Ci ha pensato settimane. Si è confidata con le figlie e gli amici di sempre. Ne ha parlato con i compagni di un tempo che incontra ogni 15 dicembre, ogni anniversario della morte di suo marito Giuseppe "Pino" Pinelli, ferroviere e anarchico, volato dalla finestra al quarto piano della questura di Milano. Alla fine Licia Rognini vedova Pinelli, 82 anni e la forza di sempre, ha deciso di accogliere l'invito del presidente Giorgio Napolitano di andare sabato al Quirinale, alla cerimonia in ricordo di tutte le vittime del terrorismo e delle stragi: «Ci vado perché è un invito significativo. E' il riconoscimento che anche mio marito è stata una vittima. La diciassettesima vittima della strage di piazza Fontana. E ci vado perché stimo molto il presidente Napolitano».
Signora Licia Pinelli, l'ha sorpresa l'invito del presidente Giorgio Napolitano?
«Non me lo aspettavo. A marzo sono stata contattata dal Quirinale. Ci ho dovuto pensare per giorni prima di decidere se accettare o meno. Ne ho parlato prima di tutto con le ragazze, le mie figlie che oramai sono grandi. Non è stata certo una scelta facile».
Molti nell'invito del Presidente Napolitano vedono un gesto di vicinanza a tutte le vittime, un invito a non smettere di ricordare ma pure il tentativo di trovare una pacificazione dopo gli anni del terrorismo e delle stragi...
«Io non saprei dirlo cosa ha mosso il Presidente nel decidere per la prima volta di invitarmi a questa cerimonia... Forse è solo un riconoscimento che arriva quaranta anni dopo. Io cerco ancora la verità su quello che è successo quella sera in questura a mio marito».
Secondo l'allora giudice Gerardo D'Ambrosio, suo marito non venne ucciso né si suicidò. «Malore attivo» scrisse nella sentenza che non ha mai smesso di essere oggetto di polemiche.
«Quella sentenza non mi ha mai entusiasmato. Non spiega molte cose che sono successe quella sera in via Fatebenefratelli. Io spero che l'invito del presidente Napolitano possa essere ancora l'occasione per fare un passo avanti verso la giustizia e la verità».

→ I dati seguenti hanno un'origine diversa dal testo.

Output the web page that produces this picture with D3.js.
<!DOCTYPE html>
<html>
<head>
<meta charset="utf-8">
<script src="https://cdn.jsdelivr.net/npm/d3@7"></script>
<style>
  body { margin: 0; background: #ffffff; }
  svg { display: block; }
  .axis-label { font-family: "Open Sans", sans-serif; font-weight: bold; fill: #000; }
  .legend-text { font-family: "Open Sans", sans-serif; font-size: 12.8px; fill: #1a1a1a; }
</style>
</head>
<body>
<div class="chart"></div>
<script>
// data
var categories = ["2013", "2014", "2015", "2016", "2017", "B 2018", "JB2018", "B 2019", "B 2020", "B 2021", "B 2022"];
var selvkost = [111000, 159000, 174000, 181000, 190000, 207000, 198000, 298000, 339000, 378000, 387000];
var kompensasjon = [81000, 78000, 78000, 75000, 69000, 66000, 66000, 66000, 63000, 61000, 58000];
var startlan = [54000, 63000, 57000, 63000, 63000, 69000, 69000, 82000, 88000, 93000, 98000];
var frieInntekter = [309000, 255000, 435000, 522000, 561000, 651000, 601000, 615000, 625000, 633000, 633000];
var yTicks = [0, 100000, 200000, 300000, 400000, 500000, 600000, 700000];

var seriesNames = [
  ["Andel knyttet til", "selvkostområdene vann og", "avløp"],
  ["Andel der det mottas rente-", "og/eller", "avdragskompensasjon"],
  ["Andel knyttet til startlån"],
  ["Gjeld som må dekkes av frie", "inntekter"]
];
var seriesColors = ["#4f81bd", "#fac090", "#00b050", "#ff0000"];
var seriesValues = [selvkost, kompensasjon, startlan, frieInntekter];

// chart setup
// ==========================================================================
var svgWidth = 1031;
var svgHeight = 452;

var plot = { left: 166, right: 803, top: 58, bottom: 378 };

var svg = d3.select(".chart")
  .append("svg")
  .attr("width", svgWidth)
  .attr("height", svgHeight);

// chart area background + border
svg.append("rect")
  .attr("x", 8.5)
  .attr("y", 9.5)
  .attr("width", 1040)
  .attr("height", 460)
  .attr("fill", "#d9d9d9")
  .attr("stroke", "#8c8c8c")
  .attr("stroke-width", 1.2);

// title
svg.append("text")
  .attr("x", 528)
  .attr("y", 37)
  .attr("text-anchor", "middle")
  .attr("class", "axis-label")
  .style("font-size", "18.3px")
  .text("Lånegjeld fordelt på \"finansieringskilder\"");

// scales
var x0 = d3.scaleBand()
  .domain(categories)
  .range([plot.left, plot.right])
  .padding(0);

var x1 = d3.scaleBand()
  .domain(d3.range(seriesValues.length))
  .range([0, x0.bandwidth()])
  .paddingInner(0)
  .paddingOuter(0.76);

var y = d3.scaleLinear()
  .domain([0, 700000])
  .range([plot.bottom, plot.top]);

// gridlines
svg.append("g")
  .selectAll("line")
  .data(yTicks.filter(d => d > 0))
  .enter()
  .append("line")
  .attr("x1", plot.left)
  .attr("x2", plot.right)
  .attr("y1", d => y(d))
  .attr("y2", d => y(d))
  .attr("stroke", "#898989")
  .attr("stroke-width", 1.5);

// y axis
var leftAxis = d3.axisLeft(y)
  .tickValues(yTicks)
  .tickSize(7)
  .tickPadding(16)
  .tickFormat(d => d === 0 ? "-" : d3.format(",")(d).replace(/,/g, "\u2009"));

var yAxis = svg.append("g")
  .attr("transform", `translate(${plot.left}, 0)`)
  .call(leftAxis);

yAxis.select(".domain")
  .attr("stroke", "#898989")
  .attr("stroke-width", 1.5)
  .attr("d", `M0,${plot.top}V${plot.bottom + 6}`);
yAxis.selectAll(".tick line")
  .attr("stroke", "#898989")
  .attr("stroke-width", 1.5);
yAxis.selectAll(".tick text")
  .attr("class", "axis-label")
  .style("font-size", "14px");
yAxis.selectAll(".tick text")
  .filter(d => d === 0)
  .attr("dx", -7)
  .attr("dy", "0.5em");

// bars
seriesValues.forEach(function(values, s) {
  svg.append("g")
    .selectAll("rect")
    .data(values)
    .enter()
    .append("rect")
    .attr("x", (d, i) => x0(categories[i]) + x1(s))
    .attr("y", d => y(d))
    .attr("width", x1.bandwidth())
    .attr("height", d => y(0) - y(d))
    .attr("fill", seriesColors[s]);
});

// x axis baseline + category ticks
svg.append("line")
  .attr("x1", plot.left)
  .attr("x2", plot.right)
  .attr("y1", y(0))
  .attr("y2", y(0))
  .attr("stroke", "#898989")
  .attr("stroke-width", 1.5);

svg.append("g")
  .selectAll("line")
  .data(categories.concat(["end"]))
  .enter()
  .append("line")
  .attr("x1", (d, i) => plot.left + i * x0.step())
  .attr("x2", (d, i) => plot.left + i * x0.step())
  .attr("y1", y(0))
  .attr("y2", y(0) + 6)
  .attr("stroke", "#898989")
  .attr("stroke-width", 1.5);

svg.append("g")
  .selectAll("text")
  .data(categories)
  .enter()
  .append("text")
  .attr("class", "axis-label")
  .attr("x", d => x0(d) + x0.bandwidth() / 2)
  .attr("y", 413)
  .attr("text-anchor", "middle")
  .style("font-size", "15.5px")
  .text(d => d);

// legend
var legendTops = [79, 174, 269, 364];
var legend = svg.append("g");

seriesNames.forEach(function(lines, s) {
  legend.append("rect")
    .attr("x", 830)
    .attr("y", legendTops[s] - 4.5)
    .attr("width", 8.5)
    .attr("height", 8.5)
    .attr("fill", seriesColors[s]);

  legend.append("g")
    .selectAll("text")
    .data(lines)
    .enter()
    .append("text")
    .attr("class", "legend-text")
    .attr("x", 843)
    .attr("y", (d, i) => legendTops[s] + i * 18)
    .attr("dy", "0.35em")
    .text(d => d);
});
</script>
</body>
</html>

Vorrebbe la riapertura del processo sulla morte di suo marito?
«Il fatto è questo. Se non ci sono elementi nuovi, non si possono riaprire le indagini. Io voglio che non venga persa la memoria di quello che è accaduto, al di là dei risultati di un processo. In tutti questi anni, se si esclude la medaglia d'oro che ho avuto dalla Provincia di Milano nel '75, le istituzioni non si sono mai fatte vive con me. Ho invece sempre avuto la solidarietà della gente, che si è manifestata molte volte e in molte occasioni».
Tre anni fa lei se la prese con Gabriele Albertini che cercò di sostituire la lapide in piazza Fontana, perché il sindaco voleva che venisse scritto «morto tragicamente» anziché «ucciso».
«Io a quella lapide che cercarono di rimuovere di notte, ci tengo molto. Non l'ho messa io, c'è la firma degli antifascisti, esattamente c'è scritto che è stata messa dagli «studenti e democratici milanesi», ma ci tengo per quello che rappresenta, al di là delle ipocrisie di chi ha cercato di toglierla di mezzo. Per questo allora scrissi al sindaco».
Sabato prossimo al Quirinale, tra i famigliari di tutte le vittime delle stragi e del terrorismo, lei incontrerà anche la vedova del commissario Calabresi. Cosa vorrebbe dirle?
«Non so dire adesso cosa potrei dirle. Non sono cose che si possono decidere in anticipo. Vedrò lì al momento, vedrò quando mi trovo lì con le mie figlie... Magari le dirò anche niente. Ma io non ho problemi perché a quella cerimonia ci sarà la vedova del commissario Calabresi».
Le basta poter ringraziare il Presidente Napolitano che l'ha invitata alla cerimonia?
«A parte quella medaglia d'oro della Provincia di Milano di tanti anni fa, è la prima volta che le istituzioni si fanno vive con me. Sono passati quaranta anni, non me lo aspettavo più e anche per questo essersi ricordato di me, stimo molto il presidente della Repubblica Giorgio Napolitano. Trovo che con questo invito, anche se sono passati quaranta anni, il Presidente ha voluto fare un passo in avanti verso la giustizia e la verità».